In the week his debut album Long Way Down was released, Brit Award-winning singer-songwriter Tom Odell played a packed-out set on the John Peel Stage at Glastonbury. The crystal clear sound of a Yamaha CL5 digital console at front of house helped inspire many in the audience to buy the album afterwards… sending it straight to No.1 in the UK chart.
A longtime Yamaha user, Odell’s front of house engineer Davy Ogilvy became acquainted with the CL5 in his previous full-time role as a project manager at Dimension Audio. “We were looking at new digital consoles and we liked the CL5 so much that we invested in it as soon as it came out,” he says.
“Since then I’ve used it at a number of shows. I love the way it instantly sounds great as soon as it’s plugged in. You are immediately in a good place, which is the ideal position to start.”

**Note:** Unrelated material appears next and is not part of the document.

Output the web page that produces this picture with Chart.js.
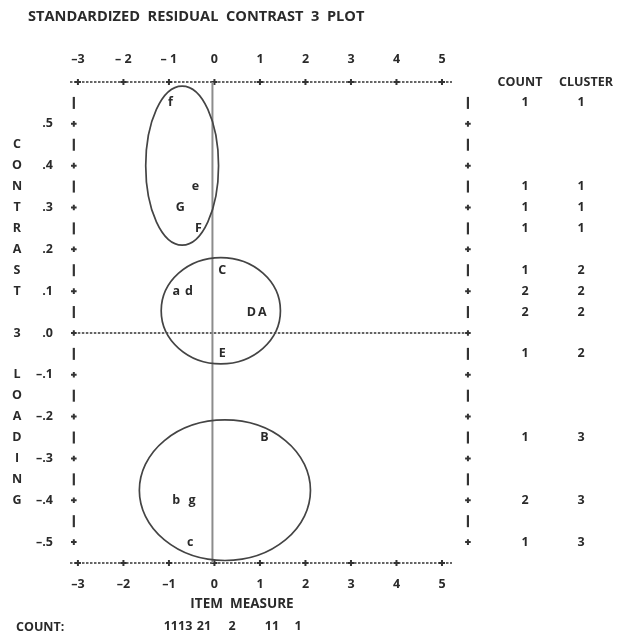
<!DOCTYPE html>
<html>
<head>
<meta charset="utf-8">
<script src="https://cdn.jsdelivr.net/npm/chart.js@4.4.1/dist/chart.umd.min.js"></script>
<style>
  html, body { margin: 0; padding: 0; background: #ffffff; }
  #wrap { width: 628px; height: 634px; position: relative; }
  canvas { display: block; }
</style>
</head>
<body>
<div id="wrap"><canvas id="c" width="628" height="634" style="width:628px;height:634px"></canvas></div>
<script>
// ---------------- data ----------------
const titleText = 'STANDARDIZED  RESIDUAL  CONTRAST  3  PLOT';
const xTickValues = [-3, -2, -1, 0, 1, 2, 3, 4, 5];
const xTopTickLabels = ['–3', '– 2', '– 1', '0', '1', '2', '3', '4', '5'];
const xBottomTickLabels = ['–3', '–2', '–1', '0', '1', '2', '3', '4', '5'];
const yTickValues = [0.5, 0.4, 0.3, 0.2, 0.1, 0, -0.1, -0.2, -0.3, -0.4, -0.5];
const yTickLabels = ['.5', '.4', '.3', '.2', '.1', '.0', '–.1', '–.2', '–.3', '–.4', '–.5'];
const yAxisLetters = ['C','O','N','T','R','A','S','T','','3','','L','O','A','D','I','N','G'];
const yAxisLetterRows = [0.45,0.40,0.35,0.30,0.25,0.20,0.15,0.10,0.05,0.00,-0.05,-0.10,-0.15,-0.20,-0.25,-0.30,-0.35,-0.40];
const frameRows = [0.55,0.50,0.45,0.40,0.35,0.30,0.25,0.20,0.15,0.10,0.05,0.00,-0.05,-0.10,-0.15,-0.20,-0.25,-0.30,-0.35,-0.40,-0.45,-0.50];

const itemLabels  = ['f', 'e', 'G', 'F', 'C', 'a', 'd', 'D', 'A', 'E', 'B', 'b', 'g', 'c'];
const itemMeasure = [-0.97, -0.42, -0.75, -0.35, 0.17, -0.84, -0.56, 0.81, 1.05, 0.17, 1.10, -0.84, -0.49, -0.53];
const itemLoading = [0.55, 0.35, 0.30, 0.25, 0.15, 0.10, 0.10, 0.05, 0.05, -0.05, -0.25, -0.40, -0.40, -0.50];

const rowLoading = [0.55, 0.35, 0.30, 0.25, 0.15, 0.10, 0.05, -0.05, -0.25, -0.40, -0.50];
const rowCount   = [1, 1, 1, 1, 1, 2, 2, 1, 1, 2, 1];
const rowCluster = [1, 1, 1, 1, 2, 2, 2, 2, 3, 3, 3];

// cluster outlines (centre / radii in measure and loading units)
const clusterEllipseCx = [-0.71, 0.14, 0.23];
const clusterEllipseCy = [0.40, 0.053, -0.376];
const clusterEllipseRx = [0.80, 1.31, 1.88];
const clusterEllipseRy = [0.19, 0.127, 0.168];

const countLineTokens = ['1113', '21', '2', '11', '1'];
const countLineTokenX = [178, 204, 232, 272, 298];

// ---------------- style ----------------
const INK = '#2a2a2a';
const FONT = "'Open Sans', Lato, sans-serif";
const LEFT_FRAME = -3.09;
const RIGHT_FRAME = 5.57;

function f(size) { return { family: FONT, size: size, weight: 'bold', lineHeight: 1.2 }; }

const textPlot = {
  id: 'textPlot',
  beforeDatasetsDraw(chart) {
    const { ctx, chartArea: a, scales } = chart;
    const x = scales.x, y = scales.y;
    ctx.save();
    ctx.strokeStyle = '#333333';
    const dotted = (yy, x0, x1) => {
      ctx.beginPath(); ctx.setLineDash([2.5, 1.5]); ctx.lineWidth = 1.4;
      ctx.moveTo(x0, yy); ctx.lineTo(x1, yy); ctx.stroke(); ctx.setLineDash([]);
    };
    const plus = (cx, cy, s) => {
      ctx.beginPath(); ctx.lineWidth = 2;
      ctx.moveTo(cx - s, cy); ctx.lineTo(cx + s, cy);
      ctx.moveTo(cx, cy - s); ctx.lineTo(cx, cy + s); ctx.stroke();
    };
    const bar = (cx, cy, h) => {
      ctx.beginPath(); ctx.lineWidth = 2.2;
      ctx.moveTo(cx, cy - h / 2); ctx.lineTo(cx, cy + h / 2); ctx.stroke();
    };
    dotted(a.top, a.left - 2, a.right);
    dotted(a.bottom, a.left - 2, a.right);
    xTickValues.forEach(v => {
      plus(x.getPixelForValue(v), a.top, 3);
      plus(x.getPixelForValue(v), a.bottom, 3);
    });
    const xl = x.getPixelForValue(LEFT_FRAME), xr = x.getPixelForValue(RIGHT_FRAME);
    dotted(y.getPixelForValue(0), xl, xr);
    frameRows.forEach((v, k) => {
      const yy = y.getPixelForValue(v);
      [xl, xr].forEach(cx => { if (k % 2 === 1) plus(cx, yy, 2.8); else bar(cx, yy, 12); });
    });
    // vertical zero line
    ctx.strokeStyle = '#8c8c8c'; ctx.lineWidth = 2;
    ctx.beginPath();
    ctx.moveTo(x.getPixelForValue(0) - 2, a.top); ctx.lineTo(x.getPixelForValue(0) - 2, a.bottom);
    ctx.stroke();
    // cluster ellipses
    ctx.strokeStyle = '#444444'; ctx.lineWidth = 1.7;
    clusterEllipseCx.forEach((cxv, i) => {
      const cx = x.getPixelForValue(cxv), cy = y.getPixelForValue(clusterEllipseCy[i]);
      const rx = Math.abs(x.getPixelForValue(cxv + clusterEllipseRx[i]) - cx);
      const ry = Math.abs(y.getPixelForValue(clusterEllipseCy[i] + clusterEllipseRy[i]) - cy);
      ctx.beginPath(); ctx.ellipse(cx, cy, rx, ry, 0, 0, Math.PI * 2); ctx.stroke();
    });
    ctx.restore();
  },
  afterDatasetsDraw(chart) {
    const { ctx, chartArea: a, scales } = chart;
    const y = scales.y;
    ctx.save();
    ctx.fillStyle = INK;
    ctx.textBaseline = 'middle';
    ctx.textAlign = 'center';
    ctx.font = 'bold 12.5px ' + FONT;
    const meta = chart.getDatasetMeta(0);
    meta.data.forEach((pt, i) => ctx.fillText(itemLabels[i], pt.x, pt.y));
    yAxisLetters.forEach((ch, i) => { if (ch) ctx.fillText(ch, 17, y.getPixelForValue(yAxisLetterRows[i])); });
    ctx.fillText('COUNT', a.right + 68, a.top);
    ctx.fillText('CLUSTER', a.right + 134, a.top);
    rowLoading.forEach((v, i) => {
      const yy = y.getPixelForValue(v);
      ctx.fillText(String(rowCount[i]), a.right + 73, yy);
      ctx.fillText(String(rowCluster[i]), a.right + 129, yy);
    });
    ctx.font = 'bold 13.5px ' + FONT;
    ctx.fillText('ITEM  MEASURE', 242, 604);
    ctx.font = 'bold 12.5px ' + FONT;
    ctx.textAlign = 'left';
    ctx.fillText('COUNT:', 16, 627);
    ctx.textAlign = 'center';
    countLineTokens.forEach((t, i) => ctx.fillText(t, countLineTokenX[i], 626));
    ctx.restore();
  }
};

const xCommon = {
  type: 'linear', min: -3.13, max: 5.22,
  grid: { display: false, drawTicks: false },
  border: { display: false },
  afterBuildTicks: s => { s.ticks = xTickValues.map(v => ({ value: v })); }
};

new Chart(document.getElementById('c'), {
  type: 'scatter',
  data: {
    datasets: [{
      label: 'items',
      data: itemLabels.map((l, i) => ({ x: itemMeasure[i], y: itemLoading[i] })),
      pointRadius: 0, pointHoverRadius: 0, showLine: false
    }]
  },
  options: {
    responsive: false,
    animation: false,
    devicePixelRatio: 1,
    layout: { padding: { left: 28, right: 176, top: 0, bottom: 41 } },
    plugins: {
      legend: { display: false },
      tooltip: { enabled: false },
      title: {
        display: true, text: titleText, align: 'start', color: INK,
        font: { family: FONT, size: 14.6, weight: 'bold', lineHeight: 1 },
        padding: { top: 10, bottom: 9.4 }
      }
    },
    scales: {
      x: Object.assign({}, xCommon, {
        position: 'bottom',
        ticks: { callback: (v, i) => xBottomTickLabels[i], font: f(12.5), color: INK, padding: 14, maxRotation: 0, autoSkip: false },
        afterFit: s => { s.height = 30; }
      }),
      x2: Object.assign({}, xCommon, {
        position: 'top',
        ticks: { callback: (v, i) => xTopTickLabels[i], font: f(12.5), color: INK, padding: 15, maxRotation: 0, autoSkip: false },
        afterFit: s => { s.height = 48; }
      }),
      y: {
        type: 'linear', min: -0.55, max: 0.6, position: 'left',
        grid: { display: false, drawTicks: false },
        border: { display: false },
        afterBuildTicks: s => { s.ticks = yTickValues.map(v => ({ value: v })); },
        ticks: { callback: (v, i) => yTickLabels[i], font: f(12.5), color: INK, padding: 19, autoSkip: false },
        afterFit: s => { s.width = 44; }
      }
    }
  },
  plugins: [textPlot]
});
</script>
</body>
</html>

The CL series is perfect for festival shows because of its fast setup and ease of use. “You can just jump on and get on with it. Time was tight at Glastonbury, as it is always is at festivals, so it was exactly what we needed,” Davy adds.
“We don’t use a huge number of inputs, about 23 overall, but the piano takes up a lot of bandwidth,” Davy continues. “The key to the sound is a solid rhythm section, then fitting in the guitars and vocals around the piano. The backing vocals are quite big – all three backing musicians sing – so it’s an interesting challenge to mix.”
“They like a lot of reverb so I had eight reverb engines in use, plus Neve compression from the Premium Rack on Tom’s lead vocal. Another advantage of the CL5 is how quickly you can made up custom layers, which meant I had everything to hand on the surface.”
He continues, “I was very pleased with the Glastonbury show. Tom has a very distinctive style and sound, which the CL5 delivered with exceptional accuracy in the challenging environment of a festival tent.”